The first thing you notice about Kirsten Maxwell is her voice. Kirsten’s clear, crisp vocals evoke a great deal of warmth and have a way of making the listener believe she’s vulnerable and strong at the same time. She sings in an expressive manner much like Joan Baez and Joni Mitchell. It’s nearly impossible not to make that comparison in fact. Kirsten’s thoughtful songs combined with her vocal prowess and guitar chops are sure to make her name become familiar to music fans all over.
To learn more about Kirsten Maxwell, visit her website.
I’d love to know more about you and how music became part of your life. What are your first memories of listening to or experiencing music?
My earliest exposure to music was Opera. In fact, I experienced it first hand from the womb! My mother was a professional opera singer and she met my father at the Amato Opera in NYC. He had grown up performing there along with his brother. My father was a conductor and director as well. I learned all the staging for the role of the little boy in Madame Butterfly at age four, but during the dress rehearsal I got nervous (and also concerned about someone else playing my “mommy”) so I made my first official stage appearance at age five as a forest nymph in Falstaff. In the following years I was a street urchin in La Boheme, a gingerbread child in Hansel and Gretel, an altar boy in Tosca, and the first spirit in The Magic Flute (There are a lot of parts for young boys so there was quite a bit of gender bending going on, but I was a huge tomboy at the time so I loved it.) I learned how to sing in Italian and French, how to hold pitch and sing in harmony with other parts, and how to be on stage. I didn’t realize how valuable all this was until later. At the time it was just my life. I am so grateful for that world and how vital it was to my musical development.

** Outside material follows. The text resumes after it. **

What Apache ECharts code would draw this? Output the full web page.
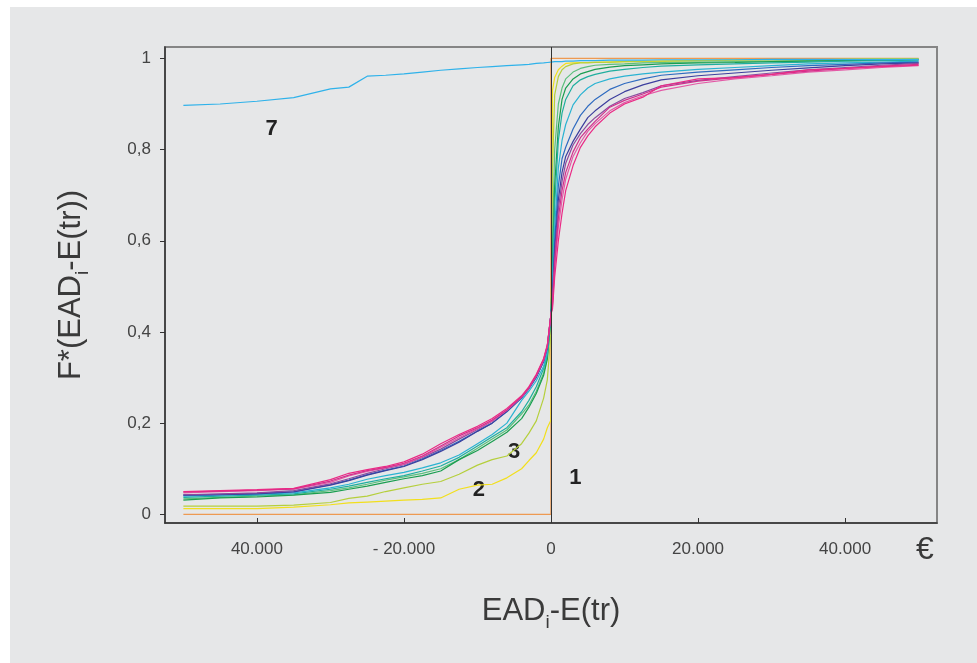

Tell us about your first experiences on stage as a singer/songwriter.
As a singer/songwriter, I had been playing at open mics and talent shows in High School, but my first paid gig was during my freshman year in college. It was at the campus coffeehouse and sponsored by the student entertainment club. I got $50 for an hour-long set, but I only had 45 minutes of material and my string broke during the last song. Despite all that, I couldn’t wait to do it again.
Can we assume you have attended more than your share of open mics. What kept you going back? Did you get positive responses from the venue owners and the audiences?
Open mics are the best thing for a developing singer/songwriter. It’s like getting an education in performance for free. I learned so much that way, and I would not be where I am now if I hadn’t attended open mics. They’re also a great way to develop community, and that kind of support was really important for me. I’m really close with some of the other musicians I met at open mics and now we’re playing shows and working on projects together.
What about your songwriting? When did you first start writing your own songs?
I started learning guitar at age fourteen and shortly after that I wrote my first songs. It was an exciting process. When you start tapping into a creative outlet for the first time it is simultaneously rewarding and challenging, especially when you know that it is what you are meant to do. After I finished my first song, it was like a dam had broken. I was hungry for more chords. My mind was racing with ideas. It hasn’t stopped since.
Once you had enough original songs in your repertoire, what was your next step? How did you go about planning and producing your debut album?
I was fresh out of college and certain about pursing music. It became more and more apparent that I needed a good quality recording. With the help of my parents, we found a studio on Long Island and got started. I picked the best of the songs I had written up to that point. My mom helped me write out chord charts for the players to follow. They were all really talented guys. I remember when we sat down to do the first track I was supposed to be singing to help guide the song, but I had never heard my songs with full instrumentation on them before and I couldn’t stop smiling. Looking back, there are a lot of things I would have approached differently, but I think that feeling is inevitable in a process like this. All you can do is the best you know how at the time. I learned a lot and that is the most important thing.
If you had to name your biggest musical influences, who would you cite?
There are so many. Joni Mitchell for sure. Joan Baez and Judy Collins. Ella Fitzgerald is in regular rotation. For a few months last year I couldn’t stop listening to Celine Dion. Right now I’m on a Cat Stevens kick.
Tell us about your forthcoming recording. How does it differ from your first CD?
My second release is a six song EP (extended play). I recorded it in Manhattan with two other women, both talented singer/songwriters. We played almost all the instruments between the three of us, combined with synths and other effects. I would call it a folk-pop-rock blend. I think it is representational of where I am at now. I’m really excited about these songs. It’s getting mixed and mastered this month so I’m hoping to release it before the summer.
What’s the best thing that has happened to you since you joined the acoustic singer-songwriter underworld of musicians and fans?
There are so many “best” things! Most recently, the best thing was jamming with David Amram at the Folk Alliance International Conference in February. I’ve been reading his book “Vibrations,” which is an honest look into his early life and musical journey. It’s been an inspiring read. He had, and has, such a pure lust for life. Spending time with him in person was really special.